* **WHAT IS REQUIRED**: Filter the data for lines with the word "chart", then copy every line so identified.
-- begin COLLECTED MATERIAL --
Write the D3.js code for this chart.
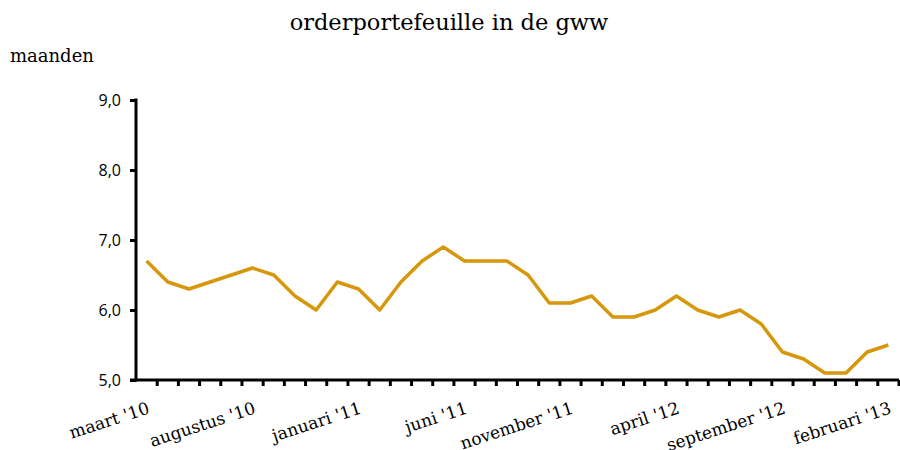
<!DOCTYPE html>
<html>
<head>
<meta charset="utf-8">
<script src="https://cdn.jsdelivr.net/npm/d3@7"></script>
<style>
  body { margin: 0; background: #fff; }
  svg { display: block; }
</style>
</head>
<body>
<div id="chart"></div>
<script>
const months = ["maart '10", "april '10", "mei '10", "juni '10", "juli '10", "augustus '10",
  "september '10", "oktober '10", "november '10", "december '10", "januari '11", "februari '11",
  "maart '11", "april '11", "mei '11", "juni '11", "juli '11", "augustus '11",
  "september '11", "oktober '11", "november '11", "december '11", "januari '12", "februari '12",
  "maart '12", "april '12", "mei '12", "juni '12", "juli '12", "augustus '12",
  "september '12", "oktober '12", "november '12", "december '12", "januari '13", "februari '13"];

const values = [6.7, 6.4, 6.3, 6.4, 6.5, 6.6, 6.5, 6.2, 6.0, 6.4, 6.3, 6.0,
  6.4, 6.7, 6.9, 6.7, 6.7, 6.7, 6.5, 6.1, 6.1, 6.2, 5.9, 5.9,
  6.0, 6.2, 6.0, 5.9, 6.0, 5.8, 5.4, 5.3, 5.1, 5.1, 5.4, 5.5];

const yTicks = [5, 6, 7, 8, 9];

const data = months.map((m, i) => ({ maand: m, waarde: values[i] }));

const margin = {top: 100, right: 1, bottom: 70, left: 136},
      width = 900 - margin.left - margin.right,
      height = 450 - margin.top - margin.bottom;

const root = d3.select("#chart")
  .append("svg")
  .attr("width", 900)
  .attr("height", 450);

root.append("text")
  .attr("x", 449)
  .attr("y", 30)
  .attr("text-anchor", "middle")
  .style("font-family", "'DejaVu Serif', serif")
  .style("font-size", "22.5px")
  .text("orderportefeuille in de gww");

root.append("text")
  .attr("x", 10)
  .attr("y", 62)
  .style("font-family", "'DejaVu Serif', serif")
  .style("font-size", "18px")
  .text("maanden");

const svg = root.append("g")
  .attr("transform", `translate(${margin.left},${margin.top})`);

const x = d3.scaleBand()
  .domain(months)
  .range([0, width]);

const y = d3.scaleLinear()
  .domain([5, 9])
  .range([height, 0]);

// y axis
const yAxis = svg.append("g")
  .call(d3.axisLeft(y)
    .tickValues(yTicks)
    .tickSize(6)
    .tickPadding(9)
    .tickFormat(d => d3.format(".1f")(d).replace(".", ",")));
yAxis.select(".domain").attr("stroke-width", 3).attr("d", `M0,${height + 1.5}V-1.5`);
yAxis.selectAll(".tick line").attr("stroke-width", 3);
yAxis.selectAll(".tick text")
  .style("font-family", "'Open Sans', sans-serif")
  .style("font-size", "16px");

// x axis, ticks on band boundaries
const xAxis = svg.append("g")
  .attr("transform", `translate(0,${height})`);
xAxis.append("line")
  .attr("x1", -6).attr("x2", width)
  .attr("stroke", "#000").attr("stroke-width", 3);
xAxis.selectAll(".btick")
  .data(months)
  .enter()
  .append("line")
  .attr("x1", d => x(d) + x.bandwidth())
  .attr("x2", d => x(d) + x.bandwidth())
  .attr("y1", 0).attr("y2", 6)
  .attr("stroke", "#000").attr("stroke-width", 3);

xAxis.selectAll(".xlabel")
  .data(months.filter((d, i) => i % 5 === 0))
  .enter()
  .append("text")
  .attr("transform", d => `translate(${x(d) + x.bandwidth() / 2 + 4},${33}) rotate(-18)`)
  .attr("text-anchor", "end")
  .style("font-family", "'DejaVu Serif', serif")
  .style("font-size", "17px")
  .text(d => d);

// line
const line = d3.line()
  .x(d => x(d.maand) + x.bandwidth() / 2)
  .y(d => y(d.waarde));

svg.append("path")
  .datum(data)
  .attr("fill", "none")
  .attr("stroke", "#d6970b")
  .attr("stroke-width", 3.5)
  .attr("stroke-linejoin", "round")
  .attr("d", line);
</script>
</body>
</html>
-- end COLLECTED MATERIAL --
* **FULL ANSWER**:
Write the D3.js code for this chart.
<div id="chart"></div>
const root = d3.select("#chart")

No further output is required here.